begin Material for this exercise
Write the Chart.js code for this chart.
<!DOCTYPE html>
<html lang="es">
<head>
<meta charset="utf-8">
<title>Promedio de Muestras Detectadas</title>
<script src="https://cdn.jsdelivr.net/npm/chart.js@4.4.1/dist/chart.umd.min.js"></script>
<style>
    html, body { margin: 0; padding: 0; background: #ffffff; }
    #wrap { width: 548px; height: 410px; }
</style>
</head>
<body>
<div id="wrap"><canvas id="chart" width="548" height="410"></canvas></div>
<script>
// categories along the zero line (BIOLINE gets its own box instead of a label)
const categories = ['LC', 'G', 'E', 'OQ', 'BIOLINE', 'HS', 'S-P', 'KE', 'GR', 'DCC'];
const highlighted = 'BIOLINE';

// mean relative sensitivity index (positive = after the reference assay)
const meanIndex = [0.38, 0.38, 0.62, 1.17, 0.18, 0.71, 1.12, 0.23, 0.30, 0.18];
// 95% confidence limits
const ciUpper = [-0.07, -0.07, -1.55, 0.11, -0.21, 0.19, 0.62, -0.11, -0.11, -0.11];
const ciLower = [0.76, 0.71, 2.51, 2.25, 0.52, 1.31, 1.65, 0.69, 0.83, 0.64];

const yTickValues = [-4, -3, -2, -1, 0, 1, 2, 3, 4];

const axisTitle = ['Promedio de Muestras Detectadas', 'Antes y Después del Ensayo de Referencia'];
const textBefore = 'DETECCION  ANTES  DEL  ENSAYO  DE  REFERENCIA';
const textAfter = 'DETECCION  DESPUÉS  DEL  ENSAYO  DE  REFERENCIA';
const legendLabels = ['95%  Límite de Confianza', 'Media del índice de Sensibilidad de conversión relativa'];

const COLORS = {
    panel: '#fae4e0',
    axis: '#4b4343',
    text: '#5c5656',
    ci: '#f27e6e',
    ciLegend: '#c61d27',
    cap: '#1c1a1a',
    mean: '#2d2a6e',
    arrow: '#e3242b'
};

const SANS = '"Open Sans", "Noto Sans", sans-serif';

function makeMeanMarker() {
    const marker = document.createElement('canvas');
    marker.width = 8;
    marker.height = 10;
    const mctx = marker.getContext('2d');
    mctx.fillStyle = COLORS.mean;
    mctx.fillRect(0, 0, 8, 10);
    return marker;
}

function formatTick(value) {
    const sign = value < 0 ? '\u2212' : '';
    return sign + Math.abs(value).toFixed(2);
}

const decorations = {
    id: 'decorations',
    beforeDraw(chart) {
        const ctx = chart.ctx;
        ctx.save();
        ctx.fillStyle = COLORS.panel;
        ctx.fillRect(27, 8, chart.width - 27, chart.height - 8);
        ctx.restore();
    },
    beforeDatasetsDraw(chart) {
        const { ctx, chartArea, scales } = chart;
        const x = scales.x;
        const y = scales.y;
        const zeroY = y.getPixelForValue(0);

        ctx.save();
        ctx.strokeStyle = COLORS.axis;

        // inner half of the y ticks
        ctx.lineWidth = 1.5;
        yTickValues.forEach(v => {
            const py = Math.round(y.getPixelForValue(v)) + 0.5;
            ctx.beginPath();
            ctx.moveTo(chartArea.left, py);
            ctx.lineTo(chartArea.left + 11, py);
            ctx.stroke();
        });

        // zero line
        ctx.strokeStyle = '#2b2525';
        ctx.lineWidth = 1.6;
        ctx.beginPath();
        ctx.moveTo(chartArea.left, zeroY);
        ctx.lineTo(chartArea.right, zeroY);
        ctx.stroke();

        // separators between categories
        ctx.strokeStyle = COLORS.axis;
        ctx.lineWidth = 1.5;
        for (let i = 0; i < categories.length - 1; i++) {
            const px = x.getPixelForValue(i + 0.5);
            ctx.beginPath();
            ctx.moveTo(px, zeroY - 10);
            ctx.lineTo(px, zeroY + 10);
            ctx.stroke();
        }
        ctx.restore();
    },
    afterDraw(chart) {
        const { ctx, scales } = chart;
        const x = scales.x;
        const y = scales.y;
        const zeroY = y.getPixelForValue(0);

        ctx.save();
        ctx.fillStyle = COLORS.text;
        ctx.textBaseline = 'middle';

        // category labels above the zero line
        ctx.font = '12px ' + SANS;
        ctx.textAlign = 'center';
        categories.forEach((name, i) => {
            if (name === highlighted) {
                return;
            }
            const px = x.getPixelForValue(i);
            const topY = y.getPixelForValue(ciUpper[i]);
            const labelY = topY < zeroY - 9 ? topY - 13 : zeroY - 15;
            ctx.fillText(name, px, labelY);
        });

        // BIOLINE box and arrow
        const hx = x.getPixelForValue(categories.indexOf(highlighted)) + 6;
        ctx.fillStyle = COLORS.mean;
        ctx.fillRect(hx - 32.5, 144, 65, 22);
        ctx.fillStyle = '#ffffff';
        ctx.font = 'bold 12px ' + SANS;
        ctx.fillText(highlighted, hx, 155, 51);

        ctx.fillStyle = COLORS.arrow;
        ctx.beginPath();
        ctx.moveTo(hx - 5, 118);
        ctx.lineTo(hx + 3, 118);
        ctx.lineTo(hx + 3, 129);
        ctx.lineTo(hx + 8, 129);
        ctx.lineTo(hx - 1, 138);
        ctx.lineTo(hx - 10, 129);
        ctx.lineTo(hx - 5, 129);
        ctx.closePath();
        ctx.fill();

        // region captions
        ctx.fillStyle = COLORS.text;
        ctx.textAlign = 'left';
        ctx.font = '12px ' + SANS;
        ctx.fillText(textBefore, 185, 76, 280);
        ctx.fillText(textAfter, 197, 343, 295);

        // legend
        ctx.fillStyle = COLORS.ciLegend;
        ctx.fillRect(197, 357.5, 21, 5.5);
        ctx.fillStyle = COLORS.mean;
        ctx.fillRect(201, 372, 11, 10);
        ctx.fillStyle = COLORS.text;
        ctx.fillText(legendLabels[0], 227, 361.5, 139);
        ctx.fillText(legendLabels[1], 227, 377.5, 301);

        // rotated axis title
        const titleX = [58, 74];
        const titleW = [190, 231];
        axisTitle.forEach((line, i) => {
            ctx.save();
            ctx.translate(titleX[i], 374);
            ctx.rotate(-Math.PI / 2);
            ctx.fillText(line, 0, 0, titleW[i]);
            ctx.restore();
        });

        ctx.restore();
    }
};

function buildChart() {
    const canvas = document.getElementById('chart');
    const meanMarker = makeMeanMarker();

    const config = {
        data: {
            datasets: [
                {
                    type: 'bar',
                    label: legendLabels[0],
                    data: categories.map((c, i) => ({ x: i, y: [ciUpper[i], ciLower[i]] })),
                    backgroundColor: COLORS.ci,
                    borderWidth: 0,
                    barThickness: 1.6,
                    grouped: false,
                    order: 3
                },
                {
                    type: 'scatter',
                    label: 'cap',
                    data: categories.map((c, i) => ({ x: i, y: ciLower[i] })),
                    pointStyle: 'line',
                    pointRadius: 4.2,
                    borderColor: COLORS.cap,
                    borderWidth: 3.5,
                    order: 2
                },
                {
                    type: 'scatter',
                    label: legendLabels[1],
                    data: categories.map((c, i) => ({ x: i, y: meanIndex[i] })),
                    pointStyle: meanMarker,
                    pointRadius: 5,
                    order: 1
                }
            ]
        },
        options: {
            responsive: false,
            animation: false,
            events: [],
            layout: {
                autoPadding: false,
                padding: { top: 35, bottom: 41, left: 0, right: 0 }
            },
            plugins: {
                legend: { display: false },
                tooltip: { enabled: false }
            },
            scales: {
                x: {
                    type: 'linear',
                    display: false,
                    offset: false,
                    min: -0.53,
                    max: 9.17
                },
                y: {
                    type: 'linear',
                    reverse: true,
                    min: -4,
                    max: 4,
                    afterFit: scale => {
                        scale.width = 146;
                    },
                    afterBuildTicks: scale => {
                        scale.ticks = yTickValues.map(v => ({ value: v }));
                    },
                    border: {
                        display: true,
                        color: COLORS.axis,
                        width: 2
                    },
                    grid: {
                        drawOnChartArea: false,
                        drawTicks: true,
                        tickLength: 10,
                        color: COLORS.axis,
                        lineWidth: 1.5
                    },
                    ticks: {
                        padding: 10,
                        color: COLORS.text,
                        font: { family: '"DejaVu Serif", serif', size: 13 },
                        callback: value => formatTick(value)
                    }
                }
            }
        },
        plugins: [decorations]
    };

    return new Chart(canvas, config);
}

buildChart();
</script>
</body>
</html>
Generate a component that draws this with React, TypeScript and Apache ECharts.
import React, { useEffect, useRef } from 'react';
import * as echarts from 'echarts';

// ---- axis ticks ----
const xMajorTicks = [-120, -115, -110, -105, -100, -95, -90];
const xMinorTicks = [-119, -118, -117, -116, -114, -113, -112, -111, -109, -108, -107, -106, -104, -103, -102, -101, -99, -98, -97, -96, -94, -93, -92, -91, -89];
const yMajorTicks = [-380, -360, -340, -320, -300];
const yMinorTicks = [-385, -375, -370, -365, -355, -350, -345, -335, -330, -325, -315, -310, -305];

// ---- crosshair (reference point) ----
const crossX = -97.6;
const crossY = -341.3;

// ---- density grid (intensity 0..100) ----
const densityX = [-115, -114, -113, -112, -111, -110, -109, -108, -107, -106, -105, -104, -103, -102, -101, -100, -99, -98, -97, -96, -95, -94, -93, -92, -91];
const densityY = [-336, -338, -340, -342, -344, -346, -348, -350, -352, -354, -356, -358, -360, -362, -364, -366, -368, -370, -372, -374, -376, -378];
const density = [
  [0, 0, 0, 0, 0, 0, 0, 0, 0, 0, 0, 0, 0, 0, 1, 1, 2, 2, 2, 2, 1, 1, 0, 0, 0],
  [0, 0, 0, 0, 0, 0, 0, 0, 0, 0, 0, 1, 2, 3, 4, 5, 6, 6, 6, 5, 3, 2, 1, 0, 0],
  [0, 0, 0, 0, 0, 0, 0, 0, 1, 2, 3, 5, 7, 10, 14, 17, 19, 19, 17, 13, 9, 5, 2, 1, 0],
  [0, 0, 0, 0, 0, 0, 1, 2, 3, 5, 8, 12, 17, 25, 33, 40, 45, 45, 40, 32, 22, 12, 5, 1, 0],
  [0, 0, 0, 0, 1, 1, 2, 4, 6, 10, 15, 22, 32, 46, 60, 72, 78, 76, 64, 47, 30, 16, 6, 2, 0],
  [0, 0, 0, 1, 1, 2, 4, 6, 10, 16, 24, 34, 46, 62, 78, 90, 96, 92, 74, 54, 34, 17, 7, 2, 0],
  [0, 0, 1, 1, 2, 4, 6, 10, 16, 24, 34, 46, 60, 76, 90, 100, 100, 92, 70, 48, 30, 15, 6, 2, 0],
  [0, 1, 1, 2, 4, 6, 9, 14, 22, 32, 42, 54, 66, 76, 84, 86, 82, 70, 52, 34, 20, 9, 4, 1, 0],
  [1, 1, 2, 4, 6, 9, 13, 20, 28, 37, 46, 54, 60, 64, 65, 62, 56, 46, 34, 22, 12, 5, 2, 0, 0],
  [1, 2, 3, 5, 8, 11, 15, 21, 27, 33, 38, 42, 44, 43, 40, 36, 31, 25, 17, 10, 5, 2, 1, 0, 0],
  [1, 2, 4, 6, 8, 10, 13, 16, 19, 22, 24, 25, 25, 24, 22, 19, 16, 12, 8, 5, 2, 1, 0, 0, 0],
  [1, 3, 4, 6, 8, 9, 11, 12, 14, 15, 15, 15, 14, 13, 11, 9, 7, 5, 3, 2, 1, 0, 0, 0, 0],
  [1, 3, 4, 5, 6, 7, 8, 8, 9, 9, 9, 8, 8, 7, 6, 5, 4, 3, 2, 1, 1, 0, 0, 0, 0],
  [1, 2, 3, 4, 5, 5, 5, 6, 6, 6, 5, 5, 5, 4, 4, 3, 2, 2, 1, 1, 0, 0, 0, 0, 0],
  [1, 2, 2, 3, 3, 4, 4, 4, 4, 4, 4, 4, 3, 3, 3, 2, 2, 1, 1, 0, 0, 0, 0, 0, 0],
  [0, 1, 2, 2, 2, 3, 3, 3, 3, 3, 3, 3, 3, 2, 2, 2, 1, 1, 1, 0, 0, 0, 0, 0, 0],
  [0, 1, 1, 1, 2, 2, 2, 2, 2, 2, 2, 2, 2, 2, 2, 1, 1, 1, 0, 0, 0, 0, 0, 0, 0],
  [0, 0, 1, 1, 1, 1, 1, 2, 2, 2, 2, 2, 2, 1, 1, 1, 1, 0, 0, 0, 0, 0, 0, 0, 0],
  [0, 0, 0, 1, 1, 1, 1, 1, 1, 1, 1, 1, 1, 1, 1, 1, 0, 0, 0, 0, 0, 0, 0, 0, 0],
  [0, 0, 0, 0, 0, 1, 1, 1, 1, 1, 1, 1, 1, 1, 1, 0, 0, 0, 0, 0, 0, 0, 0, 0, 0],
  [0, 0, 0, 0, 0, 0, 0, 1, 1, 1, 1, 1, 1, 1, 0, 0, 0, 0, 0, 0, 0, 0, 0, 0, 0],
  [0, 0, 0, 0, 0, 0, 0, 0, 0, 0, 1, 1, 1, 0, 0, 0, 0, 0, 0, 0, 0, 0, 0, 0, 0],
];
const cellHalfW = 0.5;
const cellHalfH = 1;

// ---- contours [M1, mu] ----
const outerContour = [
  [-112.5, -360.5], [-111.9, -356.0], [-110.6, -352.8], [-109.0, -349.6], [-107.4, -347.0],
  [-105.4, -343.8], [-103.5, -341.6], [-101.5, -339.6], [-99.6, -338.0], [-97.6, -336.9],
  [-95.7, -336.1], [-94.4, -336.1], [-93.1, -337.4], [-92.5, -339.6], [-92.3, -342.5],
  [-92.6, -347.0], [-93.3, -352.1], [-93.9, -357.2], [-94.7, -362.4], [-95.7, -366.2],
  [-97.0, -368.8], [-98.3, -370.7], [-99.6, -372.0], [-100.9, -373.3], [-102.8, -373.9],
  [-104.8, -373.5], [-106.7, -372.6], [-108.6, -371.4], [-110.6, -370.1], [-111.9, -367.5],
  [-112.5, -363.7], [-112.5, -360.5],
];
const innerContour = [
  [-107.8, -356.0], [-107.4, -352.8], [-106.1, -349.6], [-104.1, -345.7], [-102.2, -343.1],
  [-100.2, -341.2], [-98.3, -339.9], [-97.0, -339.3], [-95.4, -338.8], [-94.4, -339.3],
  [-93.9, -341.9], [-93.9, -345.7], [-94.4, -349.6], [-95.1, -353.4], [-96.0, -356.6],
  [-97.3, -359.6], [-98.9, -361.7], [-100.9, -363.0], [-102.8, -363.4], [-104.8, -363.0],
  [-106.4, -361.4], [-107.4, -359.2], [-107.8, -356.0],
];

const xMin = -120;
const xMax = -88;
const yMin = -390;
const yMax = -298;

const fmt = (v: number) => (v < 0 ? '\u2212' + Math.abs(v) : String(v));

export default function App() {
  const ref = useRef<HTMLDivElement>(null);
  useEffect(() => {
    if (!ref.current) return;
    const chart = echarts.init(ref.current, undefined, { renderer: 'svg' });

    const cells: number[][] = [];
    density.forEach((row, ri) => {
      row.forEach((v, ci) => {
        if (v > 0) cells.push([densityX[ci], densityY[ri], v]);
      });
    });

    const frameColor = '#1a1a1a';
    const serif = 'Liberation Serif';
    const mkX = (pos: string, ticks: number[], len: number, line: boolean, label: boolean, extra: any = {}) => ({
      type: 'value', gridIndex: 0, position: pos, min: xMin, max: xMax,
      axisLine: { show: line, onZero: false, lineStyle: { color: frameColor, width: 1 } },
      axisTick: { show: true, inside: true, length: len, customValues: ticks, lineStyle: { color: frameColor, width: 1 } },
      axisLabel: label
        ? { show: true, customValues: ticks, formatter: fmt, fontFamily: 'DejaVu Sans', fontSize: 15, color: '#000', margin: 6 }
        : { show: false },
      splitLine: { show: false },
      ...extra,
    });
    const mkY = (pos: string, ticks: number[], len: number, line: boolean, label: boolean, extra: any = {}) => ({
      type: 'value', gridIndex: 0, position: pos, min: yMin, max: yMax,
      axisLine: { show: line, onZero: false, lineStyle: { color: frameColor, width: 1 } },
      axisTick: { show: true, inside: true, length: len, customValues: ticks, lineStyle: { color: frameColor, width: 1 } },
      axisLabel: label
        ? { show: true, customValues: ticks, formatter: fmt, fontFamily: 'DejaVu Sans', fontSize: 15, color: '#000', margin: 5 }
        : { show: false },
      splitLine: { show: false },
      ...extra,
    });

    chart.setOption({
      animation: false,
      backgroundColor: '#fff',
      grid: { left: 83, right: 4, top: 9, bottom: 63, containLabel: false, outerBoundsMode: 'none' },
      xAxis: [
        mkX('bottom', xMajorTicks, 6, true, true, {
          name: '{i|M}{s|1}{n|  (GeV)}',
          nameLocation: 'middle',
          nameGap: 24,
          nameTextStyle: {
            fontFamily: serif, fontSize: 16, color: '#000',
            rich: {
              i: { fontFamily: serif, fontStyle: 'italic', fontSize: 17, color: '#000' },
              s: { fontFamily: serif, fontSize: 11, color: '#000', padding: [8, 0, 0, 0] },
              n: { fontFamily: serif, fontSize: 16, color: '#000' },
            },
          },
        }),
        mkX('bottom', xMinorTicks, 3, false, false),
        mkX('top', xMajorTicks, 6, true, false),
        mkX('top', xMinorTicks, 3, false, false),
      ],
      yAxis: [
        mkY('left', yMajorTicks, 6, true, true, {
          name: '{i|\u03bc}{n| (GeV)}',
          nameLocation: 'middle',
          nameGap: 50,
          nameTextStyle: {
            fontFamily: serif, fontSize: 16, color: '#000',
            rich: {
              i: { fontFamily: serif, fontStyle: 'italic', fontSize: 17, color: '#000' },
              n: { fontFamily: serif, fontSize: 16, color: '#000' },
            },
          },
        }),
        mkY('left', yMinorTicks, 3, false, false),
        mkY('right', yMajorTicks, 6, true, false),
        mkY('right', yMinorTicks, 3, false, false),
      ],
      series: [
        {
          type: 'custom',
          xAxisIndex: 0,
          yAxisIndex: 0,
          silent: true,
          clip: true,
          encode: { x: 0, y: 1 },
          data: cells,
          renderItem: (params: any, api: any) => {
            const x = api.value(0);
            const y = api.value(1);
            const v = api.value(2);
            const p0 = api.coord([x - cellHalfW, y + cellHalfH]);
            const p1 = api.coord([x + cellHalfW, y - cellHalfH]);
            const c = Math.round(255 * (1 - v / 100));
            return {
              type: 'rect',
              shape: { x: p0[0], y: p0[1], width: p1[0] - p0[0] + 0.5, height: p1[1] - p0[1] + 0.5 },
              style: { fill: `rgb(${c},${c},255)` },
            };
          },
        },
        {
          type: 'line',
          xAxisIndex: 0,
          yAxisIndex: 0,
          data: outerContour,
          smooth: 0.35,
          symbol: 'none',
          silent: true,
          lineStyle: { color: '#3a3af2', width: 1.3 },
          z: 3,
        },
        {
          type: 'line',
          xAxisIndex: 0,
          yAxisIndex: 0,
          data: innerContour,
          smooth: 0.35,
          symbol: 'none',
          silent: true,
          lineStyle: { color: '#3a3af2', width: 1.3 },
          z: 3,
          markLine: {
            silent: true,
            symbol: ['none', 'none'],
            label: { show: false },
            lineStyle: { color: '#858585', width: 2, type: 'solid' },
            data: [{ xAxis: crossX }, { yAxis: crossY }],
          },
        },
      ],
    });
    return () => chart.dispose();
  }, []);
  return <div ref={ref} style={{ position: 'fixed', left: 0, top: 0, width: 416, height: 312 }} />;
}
end Material for this exercise
**Exercise objective**
Quote exactly the stretch of lines above that starts at the first one and ends at the line with "0, 1, 2, 3, 4];", and nothing beyond it.

**Result of this exercise**
Write the Chart.js code for this chart.
<!DOCTYPE html>
<html lang="es">
<head>
<meta charset="utf-8">
<title>Promedio de Muestras Detectadas</title>
<script src="https://cdn.jsdelivr.net/npm/chart.js@4.4.1/dist/chart.umd.min.js"></script>
<style>
    html, body { margin: 0; padding: 0; background: #ffffff; }
    #wrap { width: 548px; height: 410px; }
</style>
</head>
<body>
<div id="wrap"><canvas id="chart" width="548" height="410"></canvas></div>
<script>
// categories along the zero line (BIOLINE gets its own box instead of a label)
const categories = ['LC', 'G', 'E', 'OQ', 'BIOLINE', 'HS', 'S-P', 'KE', 'GR', 'DCC'];
const highlighted = 'BIOLINE';

// mean relative sensitivity index (positive = after the reference assay)
const meanIndex = [0.38, 0.38, 0.62, 1.17, 0.18, 0.71, 1.12, 0.23, 0.30, 0.18];
// 95% confidence limits
const ciUpper = [-0.07, -0.07, -1.55, 0.11, -0.21, 0.19, 0.62, -0.11, -0.11, -0.11];
const ciLower = [0.76, 0.71, 2.51, 2.25, 0.52, 1.31, 1.65, 0.69, 0.83, 0.64];

const yTickValues = [-4, -3, -2, -1, 0, 1, 2, 3, 4];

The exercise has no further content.